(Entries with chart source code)
========

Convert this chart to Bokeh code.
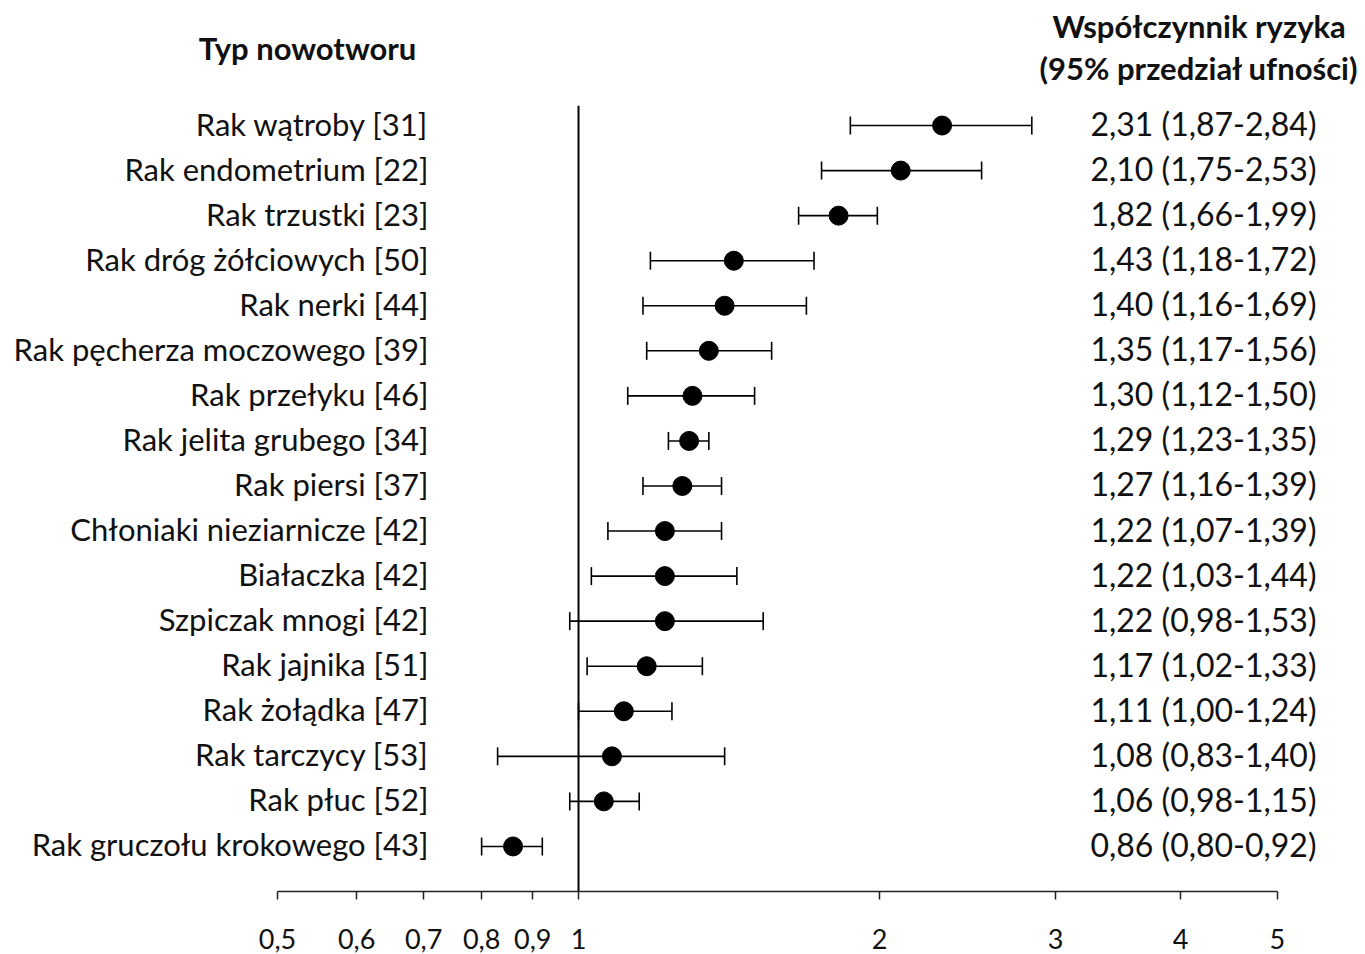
from bokeh.plotting import figure
from bokeh.models import ColumnDataSource, Range1d, FixedTicker, Whisker, TeeHead
from bokeh.core.properties import value
from bokeh.embed import file_html
from bokeh.resources import INLINE

# Cancer types with number of studies, hazard ratios and 95% CI bounds
cancers = [
    "Rak wątroby [31]",
    "Rak endometrium [22]",
    "Rak trzustki [23]",
    "Rak dróg żółciowych [50]",
    "Rak nerki [44]",
    "Rak pęcherza moczowego [39]",
    "Rak przełyku [46]",
    "Rak jelita grubego [34]",
    "Rak piersi [37]",
    "Chłoniaki nieziarnicze [42]",
    "Białaczka [42]",
    "Szpiczak mnogi [42]",
    "Rak jajnika [51]",
    "Rak żołądka [47]",
    "Rak tarczycy [53]",
    "Rak płuc [52]",
    "Rak gruczołu krokowego [43]",
]
hr = [2.31, 2.10, 1.82, 1.43, 1.40, 1.35, 1.30, 1.29, 1.27, 1.22, 1.22, 1.22, 1.17, 1.11, 1.08, 1.06, 0.86]
ci_low = [1.87, 1.75, 1.66, 1.18, 1.16, 1.17, 1.12, 1.23, 1.16, 1.07, 1.03, 0.98, 1.02, 1.00, 0.83, 0.98, 0.80]
ci_high = [2.84, 2.53, 1.99, 1.72, 1.69, 1.56, 1.50, 1.35, 1.39, 1.39, 1.44, 1.53, 1.33, 1.24, 1.40, 1.15, 0.92]

tick_values = [0.5, 0.6, 0.7, 0.8, 0.9, 1, 2, 3, 4, 5]
tick_labels = ["0,5", "0,6", "0,7", "0,8", "0,9", "1", "2", "3", "4", "5"]

header_left = "Typ nowotworu"
header_right = ["Współczynnik ryzyka", "(95% przedział ufności)"]


def pl(v):
    return f"{v:.2f}".replace(".", ",")


n = len(cancers)
rows = list(range(n - 1, -1, -1))  # top row drawn highest
ci_text = [f"{pl(h)} ({pl(l)}-{pl(u)})" for h, l, u in zip(hr, ci_low, ci_high)]

src = ColumnDataSource(dict(y=rows, hr=hr, lo=ci_low, hi=ci_high,
                            name=cancers, ci=ci_text))

FONT = "Lato"

p = figure(width=1365, height=954, x_axis_type="log",
           x_range=Range1d(0.2642, 6.124), y_range=Range1d(-1.0, 18.775),
           output_backend="svg", toolbar_location=None,
           y_axis_location=None,
           min_border_left=0, min_border_right=0, min_border_top=0,
           min_border_bottom=63)
p.outline_line_color = None
p.xgrid.visible = False
p.ygrid.visible = False
p.background_fill_color = "white"
p.border_fill_color = "white"

ax = p.xaxis[0]
ax.bounds = (0.5, 5)
ax.ticker = FixedTicker(ticks=tick_values, minor_ticks=[])
ax.major_label_overrides = {t: s for t, s in zip(tick_values, tick_labels)}
ax.major_tick_in = 0
ax.major_tick_out = 8
ax.minor_tick_out = 0
ax.minor_tick_in = 0
ax.axis_line_width = 1.5
ax.axis_line_color = "#222222"
ax.major_tick_line_width = 1.5
ax.major_tick_line_color = "#222222"
ax.major_label_text_font = FONT
ax.major_label_text_font_size = "27px"
ax.major_label_text_color = "#111111"
ax.major_label_standoff = 29

# reference line at HR = 1
p.segment(x0=1, y0=-1.0, x1=1, y1=16.44, line_color="black", line_width=2)

# confidence intervals
whisk = Whisker(source=src, base="y", lower="lo", upper="hi", dimension="width",
                line_color="black", line_width=1.6,
                lower_head=TeeHead(size=18, line_color="black", line_width=1.6),
                upper_head=TeeHead(size=18, line_color="black", line_width=1.6))
p.add_layout(whisk)

# point estimates
p.scatter(x="hr", y="y", source=src, size=19, color="black")

# cancer-type labels on the left
p.text(x=0.7079, y="y", text="name", source=src, text_align="right",
       text_baseline="middle", y_offset=-2, text_font=value(FONT),
       text_font_size="31px", text_color="#111111")

# HR (95% CI) labels on the right
p.text(x=5.47, y="y", text="ci", source=src, text_align="right",
       text_baseline="middle", y_offset=-2, text_font=value(FONT),
       text_font_size="32px", text_color="#111111")

# column headers
p.text(x=[0.5358], y=[17.71], text=[header_left], text_align="center",
       text_baseline="middle", text_font=value(FONT), text_font_size="31px",
       text_font_style="bold", text_color="#111111")
p.text(x=[4.175, 4.175], y=[18.22, 17.27], text=header_right, text_align="center",
       text_baseline="middle", text_font=value(FONT), text_font_size="31px",
       text_font_style="bold", text_color="#111111")

open("out.html", "w").write(file_html(p, INLINE))
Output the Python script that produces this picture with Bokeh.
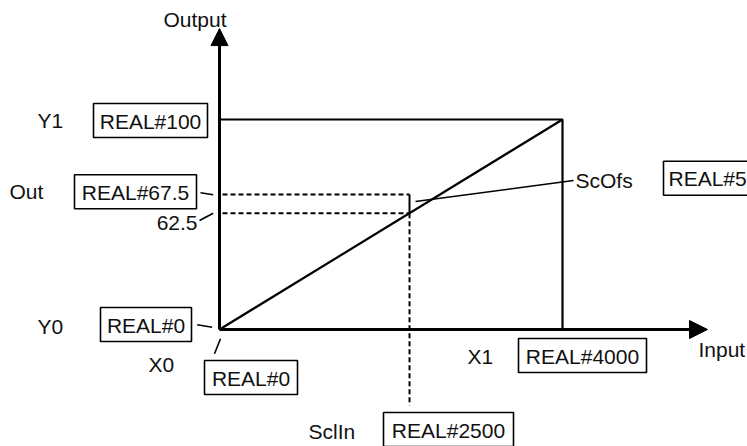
from bokeh.plotting import figure
from bokeh.models import Range1d, Arrow, NormalHead
from bokeh.core.properties import value
from bokeh.embed import file_html
from bokeh.resources import INLINE

# ---- data (schematic of a scaling instruction) ----
X_POINTS = [0, 4000]          # X0, X1 (Input)
Y_POINTS = [0, 100]           # Y0, Y1 (Output)
SCL_IN = 2500                 # input value
OUT = 67.5                    # output value
LINE_VALUE = 62.5             # value on the scaling line
SC_OFS = 5                    # offset
# schematic (not to scale) positions at which the diagram draws these values
SCL_IN_DRAWN = 2216
OUT_DRAWN = 64.3
LINE_DRAWN = 55.4
AXIS_X_END = 5691
AXIS_Y_END = 143.3

NAME_LABELS = ["Output", "Y1", "Out", "Y0", "X0", "X1", "SclIn", "ScOfs", "Input"]
BOX_TEXTS = ["REAL#100", "REAL#67.5", "REAL#0", "REAL#0", "REAL#4000", "REAL#2500", "REAL#5"]
VALUE_LABEL = "62.5"

W, H = 747, 446

# ---- layout helpers (reference pixel -> data units) ----
def dx(px):
    return (px - 219) * 4000 / 343

def dy(py):
    return (329 - py) * 100 / 210

FONT = value("Liberation Sans")
FS = "21px"
TC = "#111111"

p = figure(width=W, height=H,
           x_range=Range1d(dx(0), dx(W)), y_range=Range1d(dy(H), dy(0)),
           output_backend="svg", toolbar_location=None, min_border=0,
           x_axis_location=None, y_axis_location=None)
p.grid.visible = False
p.outline_line_color = None
p.background_fill_color = "white"

x0, x1 = X_POINTS
y0, y1 = Y_POINTS

# axes with arrow heads
p.add_layout(Arrow(end=NormalHead(size=18, fill_color="black", line_color="black"),
                   x_start=x0, y_start=y0, x_end=AXIS_X_END, y_end=y0,
                   line_width=3, line_color="black"))
p.add_layout(Arrow(end=NormalHead(size=17, fill_color="black", line_color="black"),
                   x_start=x0, y_start=y0, x_end=x0, y_end=AXIS_Y_END,
                   line_width=3, line_color="black"))

# rectangle lines and scaling line
p.line([x0, x1, x1], [y1, y1, y0], line_width=2.2, line_color="black")
p.line(X_POINTS, Y_POINTS, line_width=2.2, line_color="black")

# dashed guides
p.line([dx(222), SCL_IN_DRAWN], [OUT_DRAWN, OUT_DRAWN], line_width=2, line_color="black", line_dash="5 3")
p.line([dx(222), SCL_IN_DRAWN], [LINE_DRAWN, LINE_DRAWN], line_width=2, line_color="black", line_dash="5 3")
p.line([SCL_IN_DRAWN, SCL_IN_DRAWN], [OUT_DRAWN, LINE_DRAWN], line_width=2, line_color="black")
p.line([SCL_IN_DRAWN, SCL_IN_DRAWN], [LINE_DRAWN, dy(405)], line_width=2, line_color="black", line_dash="5 3")

# leader lines
leaders = [
    ((200, 192.3), (212.7, 194.3)),
    ((199, 220), (212.7, 212.7)),
    ((196.7, 324.3), (211.7, 326.7)),
    ((220, 338.3), (214, 353.3)),
    ((415, 201), (573, 180)),
]
p.multi_line([[dx(a[0]), dx(b[0])] for a, b in leaders],
             [[dy(a[1]), dy(b[1])] for a, b in leaders],
             line_width=1.6, line_color="black")

# value boxes (center x, center y, width) in reference pixels
box_geom = [(150, 120, 114), (135, 191.3, 122), (145.5, 324, 91), (250.5, 377, 93),
            (582, 355, 128), (448, 429, 130), (710, 177.7, 94)]
p.rect(x=[dx(g[0]) for g in box_geom], y=[dy(g[1]) for g in box_geom],
       width=[g[2] for g in box_geom], height=34,
       width_units="screen", height_units="screen",
       fill_color="white", line_color="black", line_width=1.6)
box_text_x = [dx(g[0]) for g in box_geom]
box_text_x[-1] = dx(668)
p.text(x=box_text_x[:-1], y=[dy(g[1] + 0.5) for g in box_geom[:-1]], text=BOX_TEXTS[:-1],
       text_font=FONT, text_font_size=FS, text_align="center", text_baseline="middle",
       text_color=TC)
p.text(x=[box_text_x[-1]], y=[dy(box_geom[-1][1] + 0.5)], text=[BOX_TEXTS[-1]],
       text_font=FONT, text_font_size=FS, text_align="left", text_baseline="middle",
       text_color=TC)

# name labels (left, cap centre) in reference pixels
name_pos = [(163, 18.5), (37, 120), (9, 190.5), (37, 326), (148, 364), (467, 356),
            (308, 431), (575, 180), (698, 348.5)]
p.text(x=[dx(a) for a, b in name_pos], y=[dy(b) for a, b in name_pos], text=NAME_LABELS,
       text_font=FONT, text_font_size=FS, text_align="left", text_baseline="middle",
       text_color=TC)

p.text(x=[dx(197)], y=[dy(222.5)], text=[VALUE_LABEL],
       text_font=FONT, text_font_size=FS, text_align="right", text_baseline="middle",
       text_color=TC)

open("out.html", "w").write(file_html(p, INLINE))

========

Copy out every line of the data that includes "this".

Convert this chart to Bokeh code.
Output the Python script that produces this picture with Bokeh.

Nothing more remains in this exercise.